An advertising firm doesn't work for both Ford and General Motors, he said. "We want to devote our creative resources to being a partner without a conflict," he said.

Alps offers a range of support services to bank-managed mutual fund families, including the Mariner Funds from Marine Midland, Buffalo, and First Funds from First Tennessee National Corp., Memphis.

As a fund administrator, Alps manages such back-office functions as accounting, shareholder services, and regulatory compliance. The company also provides marketing consulting and distribution services, including sales training, or "wholesaling," to banks' institutional and retail sales forces.
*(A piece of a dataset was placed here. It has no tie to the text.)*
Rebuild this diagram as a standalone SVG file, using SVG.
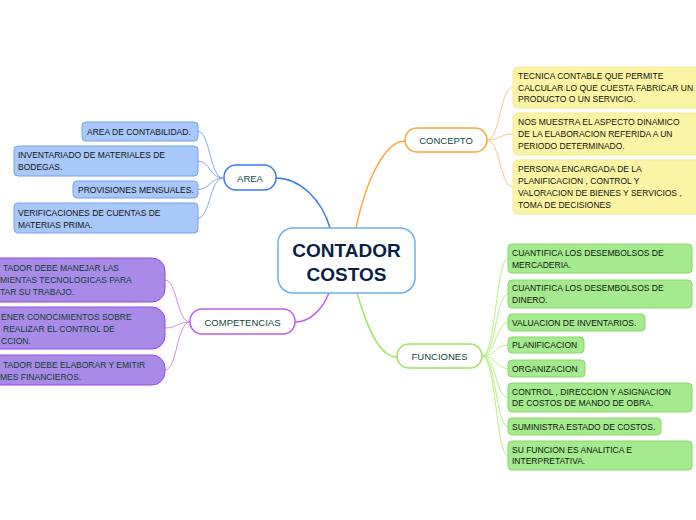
<svg xmlns="http://www.w3.org/2000/svg" width="696" height="520" viewBox="0 0 696 520">
<style>
text{font-family:"Liberation Sans",Arial,sans-serif}
.leaf{font-size:8.5px;fill:#111}
.main{font-size:9.5px;fill:#0e4a3a;text-anchor:middle}
.c{fill:none}
.bl{fill:#a8c8fa;stroke:#74a2ee;stroke-width:1}
.pu{fill:#a98ae8;stroke:#9a48dc;stroke-width:1}
.ye{fill:#fbf4a4;stroke:#f6ec92;stroke-width:1}
.gr{fill:#a6ea8f;stroke:#88d86c;stroke-width:1}
.pt{fill:#0e3d2e}
</style>
<g id="connectors" class="c">
<path d="M276,178 C300,178 322,200 330,228" stroke="#3a78f5" stroke-width="1.5"/>
<path d="M356,228 C366,180 385,141 405,141" stroke="#f8a832" stroke-width="1.5"/>
<path d="M329,293 C322,310 310,322 295,322" stroke="#c05cf0" stroke-width="1.5"/>
<path d="M357,293 C368,330 380,357 397,357" stroke="#9be65a" stroke-width="1.5"/>
<g stroke="#82aaf2" stroke-width="1">
<path d="M223,178 C210,178 210,131.5 198,131.5"/>
<path d="M223,178 C210,178 210,161 198,161"/>
<path d="M223,178 C210,178 210,189.5 198,189.5"/>
<path d="M223,178 C210,178 210,218 198,218"/>
</g>
<g stroke="#d08cf4" stroke-width="1">
<path d="M190,322 C177,322 177,280 165,280"/>
<path d="M190,322 C177,322 177,328 165,328"/>
<path d="M190,322 C177,322 177,370 165,370"/>
</g>
<g stroke="#fbc77a" stroke-width="1">
<path d="M487,140 C500,140 500,87.5 513,87.5"/>
<path d="M487,140 C500,140 500,134 513,134"/>
<path d="M487,140 C500,140 500,187 513,187"/>
</g>
<g stroke="#b8f07e" stroke-width="1">
<path d="M482,356 C496,356 496,258.5 508,258.5"/>
<path d="M482,356 C496,356 496,294 508,294"/>
<path d="M482,356 C496,356 496,322.5 508,322.5"/>
<path d="M482,356 C496,356 496,345 508,345"/>
<path d="M482,356 C496,356 496,368.5 508,368.5"/>
<path d="M482,356 C496,356 496,397.5 508,397.5"/>
<path d="M482,356 C496,356 496,426.5 508,426.5"/>
<path d="M482,356 C496,356 496,455.5 508,455.5"/>
</g>
</g>
<g id="central">
<rect x="278" y="228" width="137" height="65" rx="15" fill="#fff" stroke="#6cb0e6" stroke-width="1.5"/>
<text x="346.5" y="257" font-size="19" font-weight="bold" fill="#0a1f44" text-anchor="middle">CONTADOR</text>
<text x="346.5" y="281" font-size="19" font-weight="bold" fill="#0a1f44" text-anchor="middle">COSTOS</text>
</g>
<g id="area">
<rect x="224" y="165" width="52" height="25" rx="12" fill="#fff" stroke="#3a78f5" stroke-width="1.5"/>
<text class="main" x="250" y="181.5">AREA</text>
</g>
<g id="competencias">
<rect x="190" y="309" width="105" height="25" rx="12" fill="#fff" stroke="#c05cf0" stroke-width="1.5"/>
<text class="main" x="242.5" y="325.5">COMPETENCIAS</text>
</g>
<g id="concepto">
<rect x="405" y="128" width="82" height="24" rx="12" fill="#fff" stroke="#f8a832" stroke-width="1.5"/>
<text class="main" x="446" y="143.5">CONCEPTO</text>
</g>
<g id="funciones">
<rect x="397" y="344" width="85" height="24" rx="12" fill="#fff" stroke="#9be65a" stroke-width="1.5"/>
<text class="main" x="439.5" y="359.5">FUNCIONES</text>
</g>
<g id="area-1"><rect class="bl" x="82" y="122" width="116" height="19" rx="4"/><text class="leaf" x="87" y="134.5">AREA DE CONTABILIDAD.</text></g>
<g id="area-2"><rect class="bl" x="14" y="146" width="184" height="30" rx="4"/><text class="leaf" x="18" y="157.5">INVENTARIADO DE MATERIALES DE</text><text class="leaf" x="18" y="170">BODEGAS.</text></g>
<g id="area-3"><rect class="bl" x="73" y="181" width="125" height="17" rx="4"/><text class="leaf" x="78" y="192.5">PROVISIONES MENSUALES.</text></g>
<g id="area-4"><rect class="bl" x="14" y="203" width="184" height="30" rx="4"/><text class="leaf" x="18" y="216">VERIFICACIONES  DE CUENTAS DE</text><text class="leaf" x="18" y="227.5">MATERIAS PRIMA.</text></g>
<g id="comp-1"><rect class="pu" x="-20" y="258" width="185" height="44" rx="13"/><text class="leaf pt" x="3" y="270.5">TADOR DEBE MANEJAR LAS</text><text class="leaf pt" x="0" y="283">MIENTAS TECNOLOGICAS PARA</text><text class="leaf pt" x="0" y="295">TAR SU TRABAJO.</text></g>
<g id="comp-2"><rect class="pu" x="-20" y="307" width="185" height="42" rx="13"/><text class="leaf pt" x="1" y="319.5">ENER CONOCIMIENTOS SOBRE</text><text class="leaf pt" x="3" y="331.5">REALIZAR EL CONTROL DE</text><text class="leaf pt" x="1" y="343.5">CCION.</text></g>
<g id="comp-3"><rect class="pu" x="-20" y="355" width="185" height="30" rx="13"/><text class="leaf pt" x="3" y="367.5">TADOR DEBE ELABORAR Y EMITIR</text><text class="leaf pt" x="0" y="379.5">MES FINANCIEROS.</text></g>
<g id="concepto-1"><rect class="ye" x="513" y="67" width="190" height="41" rx="5"/><text class="leaf" x="518" y="79">TECNICA CONTABLE QUE PERMITE</text><text class="leaf" x="518" y="90.5">CALCULAR LO QUE CUESTA FABRICAR UN</text><text class="leaf" x="518" y="102">PRODUCTO O UN SERVICIO.</text></g>
<g id="concepto-2"><rect class="ye" x="513" y="113" width="190" height="42" rx="5"/><text class="leaf" x="518" y="125">NOS MUESTRA EL ASPECTO DINAMICO</text><text class="leaf" x="518" y="137">DE LA ELABORACION REFERIDA A UN</text><text class="leaf" x="518" y="149">PERIODO DETERMINADO.</text></g>
<g id="concepto-3"><rect class="ye" x="513" y="160" width="190" height="54" rx="5"/><text class="leaf" x="518" y="172">PERSONA ENCARGADA DE LA</text><text class="leaf" x="518" y="183.5">PLANIFICACION , CONTROL Y</text><text class="leaf" x="518" y="195.5">VALORACION DE BIENES Y SERVICIOS ,</text><text class="leaf" x="518" y="208">TOMA DE DECISIONES</text></g>
<g id="func-1"><rect class="gr" x="508" y="244" width="184" height="29" rx="4"/><text class="leaf" x="512" y="255.5">CUANTIFICA LOS DESEMBOLSOS DE</text><text class="leaf" x="512" y="267.5">MERCADERIA.</text></g>
<g id="func-2"><rect class="gr" x="508" y="280" width="184" height="28" rx="4"/><text class="leaf" x="512" y="291">CUANTIFICA LOS DESEMBOLSOS DE</text><text class="leaf" x="512" y="302.5">DINERO.</text></g>
<g id="func-3"><rect class="gr" x="508" y="314" width="137" height="17" rx="4"/><text class="leaf" x="512" y="325.5">VALUACION DE INVENTARIOS.</text></g>
<g id="func-4"><rect class="gr" x="508" y="337" width="76" height="16" rx="4"/><text class="leaf" x="512" y="348">PLANIFICACION</text></g>
<g id="func-5"><rect class="gr" x="508" y="360" width="77" height="17" rx="4"/><text class="leaf" x="512" y="371.5">ORGANIZACION</text></g>
<g id="func-6"><rect class="gr" x="508" y="383" width="184" height="29" rx="4"/><text class="leaf" x="512" y="394.5">CONTROL , DIRECCION Y ASIGNACION</text><text class="leaf" x="512" y="406">DE COSTOS DE MANDO DE OBRA.</text></g>
<g id="func-7"><rect class="gr" x="508" y="418" width="153" height="17" rx="4"/><text class="leaf" x="512" y="429.5">SUMINISTRA ESTADO DE COSTOS.</text></g>
<g id="func-8"><rect class="gr" x="508" y="441" width="184" height="29" rx="4"/><text class="leaf" x="512" y="452.5">SU FUNCION ES ANALITICA E</text><text class="leaf" x="512" y="464">INTERPRETATIVA.</text></g>
</svg>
Mr. Lucey says the firm's strengths are its flexibility and marketing savvy. "We don't have a cookie-cutter approach," he said.

In its role as a consultant to bank marketers, Alps emphasizes detailed, easy-to-understand materials because investment products sales are still new to many banks' front-line salespeople.

"Bankers are different ... than traditional brokers," Mr. Lucey commented. "We're used to looking at things from their side of the desk."

Mr. Lucey and W. Robert Alexander, Alps' chairman, cut their marketing teeth at First Interstate Bank of Denver. They left the bank to found Alps in 1986, believing they could do a better job as administrators and distributors while charging less than companies already in the business.

"People were getting 20 to 30 basis points," Mr. Lucey said, "for doing very little."

The fact that the two executives bring both banking and investment product marketing experience to the table appeals to some clients.

"Their background in banking and mutual funds helped them stand apart in their sensitivity to our needs," said C. Douglas Kelso, manager of trust product development at First Tennessee National.

The company's modest size and short client list has also proved attractive.

"While we were relatively small, we wanted to have a more meaningful relationship than we might have gotten with a larger vendor," said Mr. Kelso. The bank's six-fund mutual fund family has more than $500 million in assets.

Alps executives say they want to preserve their intimate relationship with clients by growing their business slowly. Though current agreements preclude new clients in the Northeast, West, and South, Mr. Lucey is scouting for new banks.

"We want to absorb the business we've got now," Mr. Lucey said. But the company has "strong leads" in the Southeast and Midwest, and "in the next year we'll have a Southwest partner."